Kai the Hitchhiker got that surfboard and wetsuit he wanted

While I’m mostly convinced that the Kai the Homeless free Hitchhiker story is eventually going to end in tragedy or at least mundane depression, a la the Golden-Voiced Hobo, for the time being, it’s still fairly uplifting. Kai went on Jimmy Kimmel last night, and in a six-minute segment (you can watch below), proved to be just as compelling as he was when he was delivering positive messages and smashing a guy with a hatchet. Besides the fact that Kai is basically a foul-mouthed, surf-bro version of the Incredible Hulk, a drifter who goes from town to town hiding from his demons while fighting crime and enforcing his own moral code, he seems suspiciously educated. For instance, in the original video, Kai described the victim of his hatchet justice as “haole, got no breath in him, you know what I’m saying?”

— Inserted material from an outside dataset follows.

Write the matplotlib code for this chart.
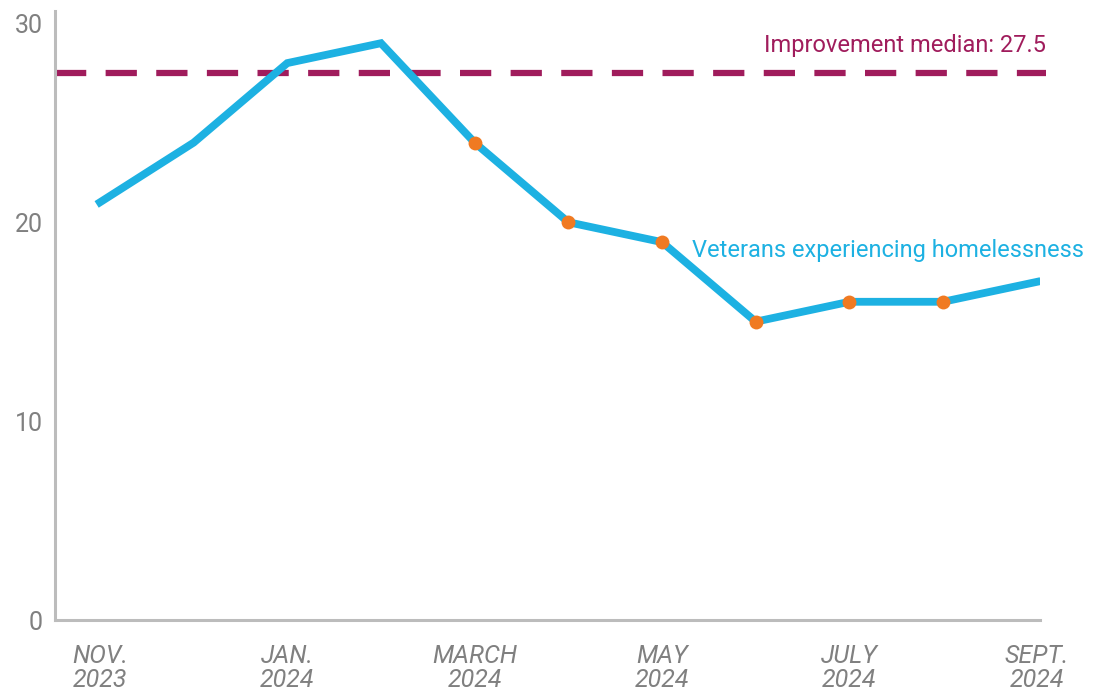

“Haole” being a Hawaiian term for foreigner, which some people think means “breathless,” stemming from Hawaiians’ observation that foreigners didn’t use a Polynesian greeting that includes breath sharing. It’s not crazy that a surfer might know something like that, but this time around, Kai also quotes Greek (25 seconds into the second video – something about “fileo towards sofia”) and mentions a story about the queen of England locking two ravens in the Tower of London (1:35 of the second video) –  a reference to the legend that the kingdom would fall if ravens ever left the Tower of London, specifically the two ravens born there in May 2012. So, if Kai isn’t educated, he’s at the very least a hobo who reads a lot. Oh, but that’s not all.

Part 2

Jimmy Kimmel also explains how Kai gave away all the money that the show gave him, and even gave away the backpack with all his worldly possessions. Also, he apparently shoplifts to give away to poor people, saying, “I jack HELLA† shit from WalMart and Target!”

So, basically, he’s some type of multi-lingual, history-wise, monk-like freedom fighter, a combination of Robin Hood, the Incredible Hulk, and Braveheart, who talks like MichaelAngelo the Ninja Turtle after a week-long yoga seminar and dreams of building a treehouse. If you don’t think this guy is interesting, I don’t know what to tell you.

†Does “hella” indicate he’s from NorCal, or is that just everywhere now?